- AVAILABLE DATA

>>>>>

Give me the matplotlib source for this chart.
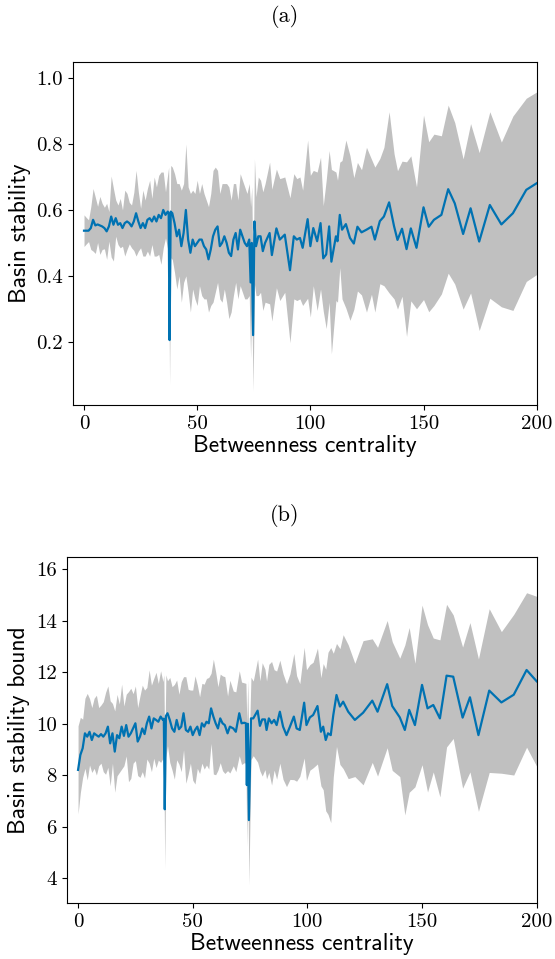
import numpy as np
import matplotlib.pyplot as plt

# ---- panel (a): basin stability vs betweenness centrality (mean and std)
x_a = [0, 1, 2, 3, 4, 5, 6, 7, 8, 9, 10, 11, 12, 13, 14, 15, 16, 17, 18, 19,
       20, 21, 22, 23, 24, 25, 26, 27, 28, 29, 30, 31, 32, 33, 34, 35, 36, 37,
       37.4, 37.8, 38.3,
       39, 40, 41, 42, 43, 44, 45, 46, 47, 48, 49, 50, 51, 52, 53, 54, 55, 56,
       57, 58, 59, 60, 61, 62, 63, 64,
       65, 66, 67, 68, 69, 70, 71, 72, 73, 73.6, 74.1, 74.7, 75.3, 76, 77, 78, 79, 80,
       82, 83, 85, 86.5, 88.7, 91, 92.7, 94, 95.4, 96.6, 98.8, 100, 101.3, 103,
       104.5, 105.7, 107, 108.3, 109.3, 111.3, 112, 113, 114, 115.7, 117.5, 119.2,
       120.8, 122.6, 124.8, 127, 128.5, 130.7, 132.5, 134.8, 137, 138.5, 140.5,
       142.5, 144.4, 146.9, 150, 152.3, 154.6, 157.9, 160.9, 163.8, 167.5, 170.8,
       174.6, 179.3, 184.4, 189.5, 195.4, 200]
bs_mean = [.537, .537, .537, .545, .57, .553, .556, .553, .55, .545, .535, .55, .58, .555,
           .575, .555, .56, .545, .56, .565, .56, .55, .565, .59, .565, .545, .56, .545,
           .57, .575, .565, .58, .565, .585, .575, .60, .585, .595,
           .59, .205, .595,
           .59, .56, .52, .54, .49, .53, .60, .51, .47, .51, .49, .50, .51, .51, .49, .48,
           .45, .48, .52, .54, .55, .49, .50, .52, .50, .47,
           .46, .51, .53, .48, .54, .52, .50, .49, .51, .38, .50, .22, .565, .49, .52, .52,
           .475, .50,
           .53, .463, .544, .51, .525, .417, .52, .51, .515, .485, .572, .49, .545, .505,
           .56, .453, .465, .55, .443, .52, .505, .585, .54, .557, .515, .498,
           .549, .532, .54, .549, .51, .566, .58, .623, .55, .509, .543,
           .481, .544, .485, .608, .549, .57, .585, .663, .62, .527, .605,
           .504, .615, .556, .59, .661, .681]
bs_std = [.048, .04, .033, .065, .095, .085, .055, .088, .07, .063, .085, .045, .123, .11,
          .055, .06, .075, .055, .10, .085, .063, .065, .088, .13, .09, .06, .10, .085,
          .095, .115, .07, .12, .105, .12, .14, .115, .07, .115,
          .14, .135, .14,
          .14, .15, .16, .14, .17, .15, .20, .16, .18, .15, .16, .19, .14, .17, .16, .15,
          .16, .17, .20, .19, .17, .16, .18, .16, .18, .20,
          .17, .17, .15, .15, .17, .17, .17, .16, .17, .23, .17, .17, .19, .15, .18, .17,
          .18, .18,
          .215, .2, .18, .185, .175, .22, .19, .185, .185, .175, .24, .215, .175, .21,
          .2, .16, .225, .23, .28, .195, .185, .16, .21, .255, .25, .20,
          .195, .19, .25, .205, .22, .19, .21, .275, .22, .21, .205,
          .265, .22, .185, .28, .258, .26, .24, .255, .245, .228, .257,
          .27, .283, .25, .295, .278, .277]

# ---- panel (b): basin stability bound vs betweenness centrality
x_b = [0, 1, 2, 3, 4, 5, 6, 7, 8, 9, 10, 11, 12, 13, 14, 15, 16, 17, 18, 19,
       20, 21, 22, 23, 24, 25, 26, 27, 28, 29, 30, 31, 32, 33, 34, 35, 36, 37,
       37.4, 37.8, 38.3,
       39, 40, 41, 42, 43, 44, 45, 46, 47, 48, 49, 50, 51, 52, 53, 54, 55, 56,
       57, 58, 59, 60, 61, 62, 63, 64,
       65.2, 66.2, 67.7, 68.8, 70.3, 71.3, 72.5, 73.2, 73.6, 74.0, 74.5, 75.4, 76.4,
       78.3, 79.3, 80.3, 81.5, 82.2, 83.2, 84.4, 85.5, 86.6, 88, 89.4, 90.9, 92.4,
       94.1, 95.3, 96.7, 98.6, 99.6, 101.1, 102.5, 104.4, 105.9, 106.9, 108, 109,
       110.2, 111.3, 112.7, 114.2, 115.6, 117.8, 120.7, 124.3, 128.3, 130.6, 134.8,
       137, 140.3, 142.5, 144.4, 146.9, 150, 152.4, 154.9, 157.8, 160.7, 163.6,
       167.7, 170.9, 174.6, 179.3, 184.6, 190, 195.6, 200]
bound_mean = [8.21, 8.79, 9.05, 9.63, 9.50, 9.69, 9.37, 9.63, 9.56, 9.50, 9.60, 9.50,
              9.63, 9.89, 9.24, 9.63, 8.92, 9.56, 9.44, 9.89, 9.53, 9.95, 9.50, 9.63,
              9.82, 10.02, 9.31, 9.50, 9.82, 9.60, 10.02, 10.28, 9.82, 10.21, 10.15,
              10.08, 10.28, 10.15,
              10.2, 6.68, 10.3,
              10.41, 10.15, 9.82, 9.69, 10.15, 9.79, 9.89, 10.41, 9.76, 9.69, 9.89, 9.56,
              9.76, 9.89, 9.56, 10.02, 9.89, 10.08, 10.02, 10.60, 10.28, 10.02, 9.82,
              10.21, 10.02, 9.95,
              9.63, 9.89, 9.82, 9.69, 10.41, 10.02, 10.04, 10.02, 7.62, 10.0, 6.26, 10.21,
              10.21, 10.51, 9.92, 10.17, 10.17, 9.76, 10.21, 10.02, 10.15, 9.95, 10.47,
              9.89, 9.56, 9.89, 10.28, 9.82, 9.76, 10.82, 9.95, 10.25, 10.34, 10.69,
              9.69, 9.89, 9.37, 9.63, 9.56, 10.34, 11.12, 10.67, 10.86, 10.47, 10.15,
              10.43, 10.9, 10.47, 11.54, 10.69, 10.25, 9.76, 10.54, 9.95, 11.51, 10.60,
              10.73, 10.21, 11.87, 11.83, 10.24, 11.03, 9.56, 11.29, 10.83, 11.13,
              12.09, 11.65]
bound_std = [1.71, 1.46, 1.13, 1.36, 1.68, 1.29, 1.26, 1.36, 1.55, 1.13, 1.13, 1.36,
             1.59, 1.58, 1.65, 1.16, 1.58, 1.58, 1.33, 1.65, 1.16, 1.2, 1.75, 1.75,
             1.35, 1.45, 1.32, 1.58, 1.68, 1.71, 1.39, 1.81, 1.68, 1.55, 1.85, 1.49,
             1.78, 1.49,
             1.7, 2.29, 1.6,
             1.26, 1.65, 1.62, 1.84, 1.55, 1.36, 1.75, 1.42, 2.07, 1.65, 1.42, 1.75,
             2.1, 1.62, 1.49, 1.55, 1.65, 1.68, 1.78, 1.36, 2.23, 2.0, 1.62, 1.72,
             1.84, 1.88,
             1.45, 1.8, 1.45, 1.55, 1.65, 1.6, 1.55, 1.55, 2.39, 1.7, 2.52, 1.6, 1.45,
             2.0, 1.75, 2.2, 1.95, 1.9, 2.1, 2.4, 1.95, 2.1, 2.0, 2.05, 2.0, 2.05,
             2.45, 2.05, 1.8, 2.15, 2.15, 2.05, 2.05, 2.25, 2.1, 2.45, 2.75, 3.15,
             3.4, 2.4, 2.0, 2.25, 2.6, 2.6, 2.2, 2.8, 2.4, 2.5, 2.47,
             2.5, 2.3, 3.3, 3.2, 2.4, 3.1, 3.25, 2.6, 3.05, 2.77, 2.4,
             2.74, 2.9, 2.96, 3.18, 2.75, 3.12, 3.0, 3.3]

x_ticks = [0, 50, 100, 150, 200]
y_ticks_a = [0.2, 0.4, 0.6, 0.8, 1.0]
y_ticks_b = [4, 6, 8, 10, 12, 14, 16]

line_col = '#0072b2'
band_col = '#c0c0c0'


def draw_panel(ax, x, m, s, ylabel, yticks, ylabels, ylim):
    x = np.array(x)
    m = np.array(m)
    s = np.array(s)
    ax.fill_between(x, m - s, m + s, color=band_col, lw=0)
    ax.plot(x, m, color=line_col, lw=1.6)
    ax.set_xlim(-5, 200)
    ax.set_ylim(*ylim)
    ax.set_xticks(x_ticks)
    ax.set_xticklabels([str(t) for t in x_ticks], fontfamily='cmr10', fontsize=15)
    ax.set_yticks(yticks)
    ax.set_yticklabels(ylabels, fontfamily='cmr10', fontsize=15)
    ax.set_xlabel('Betweenness centrality', fontfamily='cmss10', fontsize=17, labelpad=2)
    ax.set_ylabel(ylabel, fontfamily='cmss10', fontsize=17)


fig = plt.figure(figsize=(5.55, 9.59), dpi=100)
ax1 = fig.add_axes([0.131, 0.5777, 0.836, 0.358])
ax2 = fig.add_axes([0.120, 0.0584, 0.847, 0.3611])

draw_panel(ax1, x_a, bs_mean, bs_std, 'Basin stability',
           y_ticks_a, ['%.1f' % t for t in y_ticks_a], (0.008, 1.05))
draw_panel(ax2, x_b, bound_mean, bound_std, 'Basin stability bound',
           y_ticks_b, [str(t) for t in y_ticks_b], (3.04, 16.49))

fig.text(0.5135, 0.983, '(a)', ha='center', va='center', fontfamily='cmr10', fontsize=16)
fig.text(0.5135, 0.4627, '(b)', ha='center', va='center', fontfamily='cmr10', fontsize=16)

fig.savefig('out.png', dpi=100)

<<<<<

- EXERCISE DETAILS
Leave out any pictures, please, and quote only the lines from the top of the data through the line that contains "import matplotlib.pyplot as plt".

- CORRECT RESULT
Give me the matplotlib source for this chart.
import numpy as np
import matplotlib.pyplot as plt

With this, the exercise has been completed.